A hard inquiry (also called a hard pull) is a credit check initiated by a lender when you apply for credit — it appears on your report, is visible to other lenders, and typically lowers your FICO score by 2–5 points. Most hard inquiries stop affecting your score after 12 months and drop off your report after 2 years.
A hard inquiry happens whenever a creditor or lender pulls your credit file to make a lending decision. Common triggers include: applying for a credit card, personal loan, auto loan, mortgage, student loan, or line of credit. Landlord credit checks and some utility account applications also generate hard inquiries. What does NOT trigger a hard inquiry: checking your own credit, pre-approval checks initiated by lenders (these are soft pulls), employment checks, and insurance underwriting in most states.
According to myFICO, a single hard inquiry typically lowers FICO scores by fewer than 5 points for most consumers — commonly 2–5 points depending on your overall credit profile. The impact is smaller for thick files (many accounts, long history) and larger for thin files. Consumers with fewer than six accounts or a short credit history see the largest per-inquiry impact. Importantly, someone with a 760+ FICO who has one hard inquiry will almost always remain in the 'excellent' category.
Hard inquiries stay on your credit report for 2 years from the date of the pull. However, FICO only factors hard inquiries into your score for 12 months. So an inquiry made 13 months ago still shows on your report (visible to lenders) but no longer drags down your score. After 2 years, it falls off completely.
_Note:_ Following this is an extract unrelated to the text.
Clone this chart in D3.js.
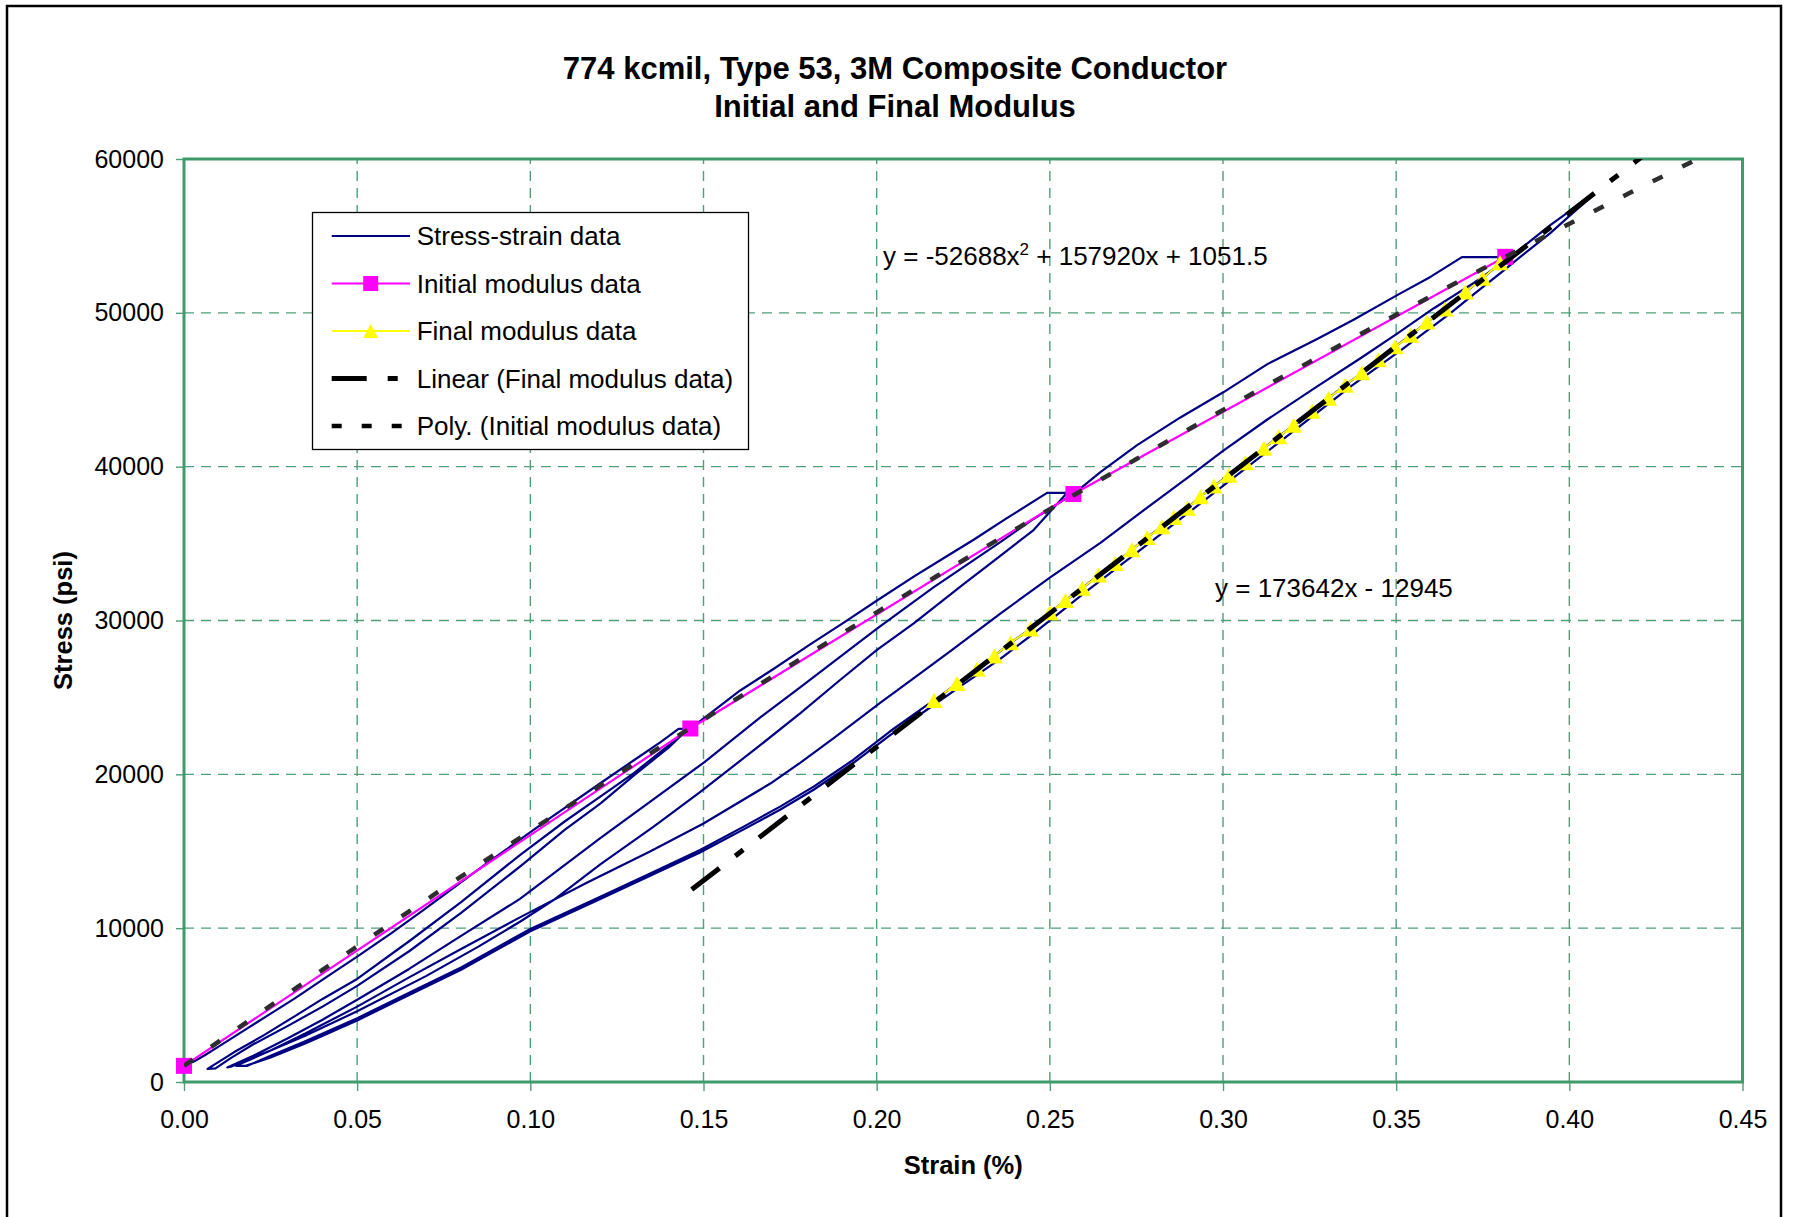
<!DOCTYPE html>
<html>
<head>
<meta charset="utf-8">
<script src="https://cdn.jsdelivr.net/npm/d3@7"></script>
<style>
  html, body { margin: 0; padding: 0; background: #ffffff; }
  svg { display: block; }
</style>
</head>
<body>
<svg id="chart" width="1794" height="1217"></svg>
<script>
// ---------- Tick values ----------
const strainTicks = [0, 0.05, 0.10, 0.15, 0.20, 0.25, 0.30, 0.35, 0.40, 0.45];
const stressTicks = [0, 10000, 20000, 30000, 40000, 50000, 60000];

// ---------- Stress-strain record, one segment per loading stage: [strain %, stress psi] ----------
const loadToFirstHold = [
  [0, 1050], [0.003, 1350], [0.006, 1740], [0.011, 2450], [0.016, 3160], [0.024, 4300],
  [0.032, 5440], [0.041, 6800], [0.05, 8150], [0.06, 9700], [0.069, 11150], [0.078, 12650],
  [0.087, 14150], [0.097, 15750], [0.106, 17200], [0.1202, 19420], [0.1298, 20900],
  [0.1375, 22080], [0.1428, 22950], [0.1455, 22950]
];
const firstUnload = [
  [0.1455, 22950], [0.14, 21750], [0.13, 19950], [0.1202, 18100], [0.11, 16400], [0.097, 14000],
  [0.08, 11000], [0.065, 8500], [0.05, 6250], [0.04, 4900], [0.03, 3650], [0.02, 2450],
  [0.0135, 1550], [0.0091, 880]
];
const firstReload = [
  [0.0068, 850], [0.0144, 1930], [0.0231, 3050], [0.0318, 4250], [0.04, 5400], [0.05, 6700],
  [0.065, 9150], [0.08, 11700], [0.097, 14750], [0.11, 16950], [0.1202, 18550], [0.13, 20100],
  [0.1375, 21450], [0.1462, 22980]
];
const loadToSecondHold = [
  [0.1481, 23300], [0.1606, 25450], [0.1702, 26850], [0.1808, 28450], [0.1904, 29850],
  [0.2001, 31300], [0.2107, 32850], [0.2193, 34050], [0.2280, 35250], [0.2376, 36650],
  [0.2492, 38300], [0.2550, 38300]
];
const secondUnload = [
  [0.2550, 38300], [0.2453, 35880], [0.2357, 34200], [0.2250, 32350], [0.2107, 29813],
  [0.2000, 28080], [0.1890, 26050], [0.1779, 23963], [0.1650, 21650], [0.1490, 18850],
  [0.1356, 16600], [0.1202, 14150], [0.1067, 11830], [0.097, 10420], [0.085, 8800],
  [0.07, 6900], [0.05, 4600], [0.035, 3000], [0.025, 2050], [0.0135, 1000]
];
const secondReload = [
  [0.0125, 950], [0.02, 1700], [0.03, 2850], [0.04, 4050], [0.05, 5350], [0.065, 7350],
  [0.08, 9500], [0.097, 11900], [0.1202, 15850], [0.1375, 18700], [0.15, 20750],
  [0.1664, 23700], [0.1779, 25650], [0.2, 29450], [0.2164, 32150], [0.2357, 35100],
  [0.2453, 36600], [0.2569, 38250]
];
const loadToThirdHold = [
  [0.2600, 38800], [0.2646, 39650], [0.2752, 41400], [0.2877, 43200], [0.3002, 44850],
  [0.3127, 46650], [0.3272, 48300], [0.3377, 49550], [0.3503, 51150], [0.3600, 52350],
  [0.3690, 53620], [0.3795, 53620]
];
// the upper part of the third unloading is the final-modulus data below
const thirdUnloadTail = [
  [0.2145, 24500], [0.2039, 22800], [0.1933, 20950], [0.1818, 19200], [0.1721, 17900],
  [0.1616, 16600], [0.149, 15080], [0.1346, 13560], [0.1202, 12050], [0.1, 9950],
  [0.08, 7450], [0.065, 5800], [0.05, 4150], [0.035, 2650], [0.025, 1700], [0.0183, 1050]
];
const thirdReload = [
  [0.015, 1050], [0.025, 2050], [0.035, 3150], [0.05, 4900], [0.065, 6800], [0.08, 8650],
  [0.097, 10700], [0.1163, 12950], [0.1347, 15000], [0.15, 16800], [0.1693, 19400],
  [0.1779, 20750], [0.1876, 22350], [0.2010, 24650], [0.2125, 26550], [0.2212, 28000],
  [0.2357, 30450], [0.2501, 32800], [0.2646, 35050], [0.2761, 37000], [0.2902, 39350],
  [0.2998, 41000], [0.3127, 43050], [0.3271, 45200], [0.3397, 47050], [0.3503, 48650],
  [0.3609, 50300], [0.3724, 51950], [0.383, 53600], [0.3878, 54500], [0.3945, 55700],
  [0.4003, 56650], [0.4066, 57600]
];
const finalUnload = [
  [0.4066, 57600], [0.4003, 56350], [0.3945, 55185], [0.3873, 53900], [0.3801, 52585],
  [0.3729, 51300], [0.3657, 49985], [0.3512, 47550], [0.3368, 45200], [0.3200, 42250],
  [0.3000, 38750], [0.2800, 35250], [0.2600, 31800], [0.2450, 29100], [0.2357, 27500],
  [0.2250, 25850], [0.2145, 24200], [0.2039, 22550], [0.1933, 20750], [0.1818, 19000],
  [0.1721, 17700], [0.1616, 16420], [0.149, 14920], [0.1346, 13400], [0.1202, 11900],
  [0.1, 9800], [0.08, 7300], [0.065, 5650], [0.05, 4000], [0.035, 2500], [0.025, 1600],
  [0.0178, 1050]
];

// ---------- Initial modulus data (hold points) ----------
const initialStrain = [0, 0.1462, 0.2568, 0.3815];
const initialStress = [1050, 22980, 38220, 53640];

// ---------- Final modulus data (final unloading) ----------
const finalStrain = [
  0.2166, 0.2232, 0.2290, 0.2340, 0.2387, 0.2444, 0.2500, 0.2545, 0.2594, 0.2641,
  0.2689, 0.2737, 0.2781, 0.2824, 0.2858, 0.2897, 0.2935, 0.2974, 0.3017, 0.3065,
  0.3118, 0.3161, 0.3204, 0.3257, 0.3305, 0.3353, 0.3401, 0.3449, 0.3497, 0.3542,
  0.3589, 0.3641, 0.3700, 0.3750, 0.3800
];
const finalStress = [
  24800, 25900, 26850, 27700, 28550, 29450, 30500, 31300, 32100, 32950,
  33700, 34600, 35400, 36100, 36700, 37300, 38050, 38750, 39450, 40250,
  41200, 41950, 42700, 43600, 44450, 45300, 46100, 46950, 47800, 48550,
  49400, 50250, 51350, 52250, 53250
];

// ---------- Trendlines (Excel fits) ----------
const polyCoef = [-52688, 157920, 1051.5];   // y = a x^2 + b x + c
const linearCoef = [173642, -12945];         // y = m x + k
const polyRange = [0, 0.4515];
const linearRange = [0.1466, 0.45];

// ---------- Texts ----------
const titleLines = ["774 kcmil, Type 53, 3M Composite Conductor", "Initial and Final Modulus"];
const xTitle = "Strain (%)";
const yTitle = "Stress (psi)";
const legendLabels = ["Stress-strain data", "Initial modulus data", "Final modulus data",
  "Linear (Final modulus data)", "Poly. (Initial modulus data)"];

// ================= drawing =================
const FONT = '"Liberation Sans", Arial, Helvetica, sans-serif';
const GRID = "#4f9f78";
const AXIS = "#3f9a6c";
const NAVY = "#000080";
const MAGENTA = "#ff00ff";
const YELLOW = "#ffff00";

const svg = d3.select("#chart").attr("font-family", FONT);
const plot = { left: 184, right: 1742.5, top: 159, bottom: 1082 };

const x = d3.scaleLinear().domain([0, 0.45]).range([plot.left, plot.right]);
const y = d3.scaleLinear().domain([0, 60000]).range([plot.bottom, plot.top]);

svg.append("rect").attr("width", 1794).attr("height", 1217).attr("fill", "#fff");

// chart-area frame
svg.append("rect")
  .attr("x", 7).attr("y", 6).attr("width", 1774).attr("height", 1240)
  .attr("fill", "none").attr("stroke", "#000").attr("stroke-width", 2.5);

// title
svg.append("g").selectAll("text").data(titleLines).join("text")
  .attr("x", 895).attr("y", (d, i) => 78.5 + i * 38.5)
  .attr("text-anchor", "middle").attr("font-size", 31).attr("font-weight", "bold")
  .text(d => d);

// clip for lines
svg.append("clipPath").attr("id", "plotClip")
  .append("rect").attr("x", plot.left).attr("y", plot.top)
  .attr("width", plot.right - plot.left).attr("height", plot.bottom - plot.top);

// gridlines
const grid = svg.append("g").attr("stroke", GRID).attr("stroke-width", 1.4)
  .attr("stroke-dasharray", "10,7");
grid.selectAll(".vg").data(strainTicks.slice(1, -1)).join("line")
  .attr("x1", d => x(d)).attr("x2", d => x(d)).attr("y1", plot.bottom).attr("y2", plot.top);
grid.selectAll(".hg").data(stressTicks.slice(1, -1)).join("line")
  .attr("x1", plot.left).attr("x2", plot.right).attr("y1", d => y(d)).attr("y2", d => y(d));

// axes
const xAxis = svg.append("g").attr("transform", `translate(0,${plot.bottom})`)
  .call(d3.axisBottom(x).tickValues(strainTicks).tickFormat(d3.format(".2f")).tickSizeInner(9).tickSizeOuter(0));
const yAxis = svg.append("g").attr("transform", `translate(${plot.left},0)`)
  .call(d3.axisLeft(y).tickValues(stressTicks).tickFormat(d3.format("d")).tickSizeInner(8).tickSizeOuter(0).tickPadding(12));
[xAxis, yAxis].forEach(g => {
  g.select(".domain").remove();
  g.selectAll(".tick line").attr("stroke", GRID).attr("stroke-width", 1.4);
  g.selectAll(".tick text").attr("font-size", 25).attr("font-family", FONT).attr("fill", "#000");
});
xAxis.selectAll(".tick text").attr("y", 46).attr("dy", null);

// plot-area border
svg.append("rect")
  .attr("x", plot.left).attr("y", plot.top)
  .attr("width", plot.right - plot.left).attr("height", plot.bottom - plot.top)
  .attr("fill", "none").attr("stroke", AXIS).attr("stroke-width", 3);

// axis titles
svg.append("text").attr("x", (plot.left + plot.right) / 2).attr("y", 1174)
  .attr("text-anchor", "middle").attr("font-size", 25.5).attr("font-weight", "bold").text(xTitle);
svg.append("text").attr("transform", `translate(72,${(plot.top + plot.bottom) / 2}) rotate(-90)`)
  .attr("text-anchor", "middle").attr("font-size", 25.5).attr("font-weight", "bold").text(yTitle);

const line = d3.line().x(d => x(d[0])).y(d => y(d[1]));

// stress-strain record as one continuous series
const finalPairs = finalStrain.map((s, i) => [s, finalStress[i]]);
const stressStrain = [].concat(
  loadToFirstHold, firstUnload, firstReload, loadToSecondHold, secondUnload, secondReload,
  loadToThirdHold, finalPairs.slice().reverse(), thirdUnloadTail, thirdReload, finalUnload
);
svg.append("path").datum(stressStrain).attr("d", line)
  .attr("fill", "none").attr("stroke", NAVY).attr("stroke-width", 2.2).attr("stroke-linejoin", "round");

// initial modulus series
const initialPairs = initialStrain.map((s, i) => [s, initialStress[i]]);
svg.append("path").datum(initialPairs).attr("d", line)
  .attr("fill", "none").attr("stroke", MAGENTA).attr("stroke-width", 2.2);
svg.append("g").selectAll("rect").data(initialPairs).join("rect")
  .attr("x", d => x(d[0]) - 8).attr("y", d => y(d[1]) - 8)
  .attr("width", 16).attr("height", 16).attr("fill", MAGENTA);

// final modulus series
const tri = (cx, cy, w, h) => `M${cx},${cy - h / 2}L${cx + w / 2},${cy + h / 2}L${cx - w / 2},${cy + h / 2}Z`;
svg.append("path").datum(finalPairs).attr("d", line)
  .attr("fill", "none").attr("stroke", YELLOW).attr("stroke-width", 1.8);
svg.append("g").selectAll("path").data(finalPairs).join("path")
  .attr("d", d => tri(x(d[0]), y(d[1]), 17, 15)).attr("fill", YELLOW);

// trendlines
const trend = svg.append("g").attr("clip-path", "url(#plotClip)").attr("fill", "none");
const linPts = linearRange.map(v => [v, linearCoef[0] * v + linearCoef[1]]);
trend.append("path").datum(linPts).attr("d", line)
  .attr("stroke", "#000").attr("stroke-width", 5).attr("stroke-dasharray", "35,20,10,20");
const polySteps = d3.range(polyRange[0], polyRange[1] + 1e-9, 0.0025);
const polyPts = polySteps.map(v => [v, polyCoef[0] * v * v + polyCoef[1] * v + polyCoef[2]]);
trend.append("path").datum(polyPts).attr("d", line)
  .attr("stroke", "#2e2e2e").attr("stroke-width", 4.5).attr("stroke-dasharray", "11,22");

// trendline equations
const eq1 = svg.append("text").attr("x", 883).attr("y", 265).attr("font-size", 26);
eq1.append("tspan").text("y = -52688x");
eq1.append("tspan").attr("font-size", 17).attr("dy", -10).text("2");
eq1.append("tspan").attr("dy", 10).text(" + 157920x + 1051.5");
svg.append("text").attr("x", 1215).attr("y", 597).attr("font-size", 26)
  .text("y = 173642x - 12945");

// legend
const lg = svg.append("g");
lg.append("rect").attr("x", 312.5).attr("y", 212.5).attr("width", 436).attr("height", 237)
  .attr("fill", "#fff").attr("stroke", "#000").attr("stroke-width", 1.3);
const rowY = i => 236 + i * 47.5;
const sx0 = 331.7, sx1 = 410, mx = 370.7;
lg.append("line").attr("x1", sx0).attr("x2", sx1).attr("y1", rowY(0)).attr("y2", rowY(0))
  .attr("stroke", NAVY).attr("stroke-width", 2.2);
lg.append("line").attr("x1", sx0).attr("x2", sx1).attr("y1", rowY(1)).attr("y2", rowY(1))
  .attr("stroke", MAGENTA).attr("stroke-width", 2.2);
lg.append("rect").attr("x", mx - 7.5).attr("y", rowY(1) - 7.5).attr("width", 15).attr("height", 15)
  .attr("fill", MAGENTA);
lg.append("line").attr("x1", sx0).attr("x2", sx1).attr("y1", rowY(2)).attr("y2", rowY(2))
  .attr("stroke", YELLOW).attr("stroke-width", 2.2);
lg.append("path").attr("d", tri(mx, rowY(2), 15, 14)).attr("fill", YELLOW);
lg.append("line").attr("x1", sx0).attr("x2", sx1).attr("y1", rowY(3)).attr("y2", rowY(3))
  .attr("stroke", "#000").attr("stroke-width", 5).attr("stroke-dasharray", "35,21,10,21");
lg.append("line").attr("x1", sx0).attr("x2", sx1).attr("y1", rowY(4)).attr("y2", rowY(4))
  .attr("stroke", "#000").attr("stroke-width", 4.5).attr("stroke-dasharray", "10,20");
lg.selectAll("text").data(legendLabels).join("text")
  .attr("x", 416.7).attr("y", (d, i) => rowY(i) + 9).attr("font-size", 26).text(d => d);
</script>
</body>
</html>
FICO specifically accommodates rate shopping for mortgages, auto loans, and student loans. When you apply with multiple lenders for the same type of loan within a 45-day window, FICO counts all of those inquiries as a single inquiry in its scoring model. This means you can shop 3–5 mortgage lenders without additional score damage beyond the first pull — take advantage of this window when rate shopping.
For more detail on soft vs. hard inquiries, see Hard Inquiry vs. Soft Inquiry.
While one hard inquiry costs only 2–5 points, six inquiries across different credit types in a short window — credit card, auto, personal loan, etc. — can collectively reduce a score by 15–25 points and signal credit-seeking behavior to future lenders. Sequence applications deliberately rather than applying to everything at once.